Impressive Display of Single Leg Strength

Posted on by Ben Bruno

Today’s post is going to be short, but I just wanted to share some very impressive displays of single leg strength from my friend Kevin Anderson.

Last week he did rear foot elevated split squats with 315 pounds for 5 reps each leg with the bar on his back, making it look easy.

This week he did 315 pounds again for 5 reps per leg using the Dead-Squat bar. This time he made it look so easy that he did both legs back-to-back without evening putting the bar down.

At least make it look hard Kevin so we all don’t feel so weak!

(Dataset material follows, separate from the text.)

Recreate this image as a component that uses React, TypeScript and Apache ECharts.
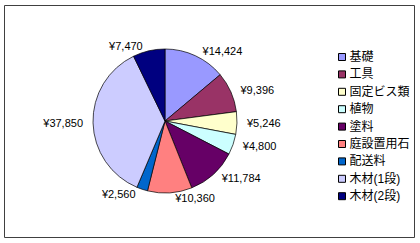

After doing 315×5 with the Dead-Squat bar, he actually did 335×5 each leg (putting the bar down between legs) but I didn’t have the camera going for that. That one was actually a struggle, so I guess he’s at least some degree of human.

I like the idea of using the Dead-Squat bar because it makes it so you don’t have to put a bar on your back, it makes it easier to get into position, and it leaves a safer bailout if you can’t complete a rep.

I’ve used it for heavy split squat iso holds, which is where I got the idea to try it.

Kevin and I are both 5’9” though, and I’ve found that people over 6’1” or so are too tall to use it without the front knee hitting the rail. For guys under that height though, it’s a great option, similar to loading with dumbbells only with far greater loading potential, not to mention a lot more stable and safer to pick up and put down.

It’s funny, a year ago I thought 225×5 was very impressive for this exercise, but the bar continues to be raised—on one leg.

One of my high school athletes hit 305×5 on Wednesday too, so I there’s a ton of untapped potential with single leg strength. It’s exciting to see.

If you’re looking for a point of reference for what these guys can do with their bilateral lifts, Kevin’s best back squat is 420×3 (good form) and he can low handle trap bar deadlift 515×8.

The high school boy that did 305×5 doesn’t squat so I don’t have a point of reference there, but his best low handle trap bar deadlift is 500×7.

Interesting and impressive stuff!

I also uploaded a bunch of other videos this week so be sure to check out my You Tube page and subscribe.

Have a great weekend!

  • Scott

    What is his rear foot on? I like how (I imagine) it lets his foot find the right position quicker than a bench.

    Impressive indeed. Barely human, as you say.

    • Ben Bruno

      That thing is called a single leg squat stand.

  • smittydiesel

    Very strong stuff!

    • Ben Bruno

      Haha, makes me feel weak!

  • Booch

    I like the idea of doing Iso-holds to mix things up. For someone who is over 6’1 (I’m a millimeter or so off of 6’2), is there a variation of the hold? Or maybe I’m just stuck doing the hold with the barbell on my back?

    • Ben Bruno

      I’d recommend holding two dumbbells at your sides, which is fine until you’ve maxed the dumbbells. Alternatively, you could hold a heavy dumbbell in the goblet position, or if you need a barbell for more loading, hold it in the front squat position. I wouldn’t put a bar on your back for iso holds though.

  • Cussy182

    It is interesting to see the bar being raised for single leg strength, but on the other hand – one of the big draws for single leg training was that it’s friendly on the back.

    But if we’re now putting 333lbs/150kg on your back for even single leg stuff – that’s still a lot of pressure on the back.

    Even single leg straining is not necessarily back-friendly.

    Is there any way around that as you get stronger on single-leg stuff, Ben?

  • Adam

    Hey Ben, do you guys have a rule of thumb to go by as far as how high the elevation is? Knee height? Higher?

  • Heyward Boyce

    oh my Godddd…..I was so proud of myself today for doing a single leg squat with 100lbs…..wow. That’s TRIPLE that amount. Holy shit. What’s his main dietary staple?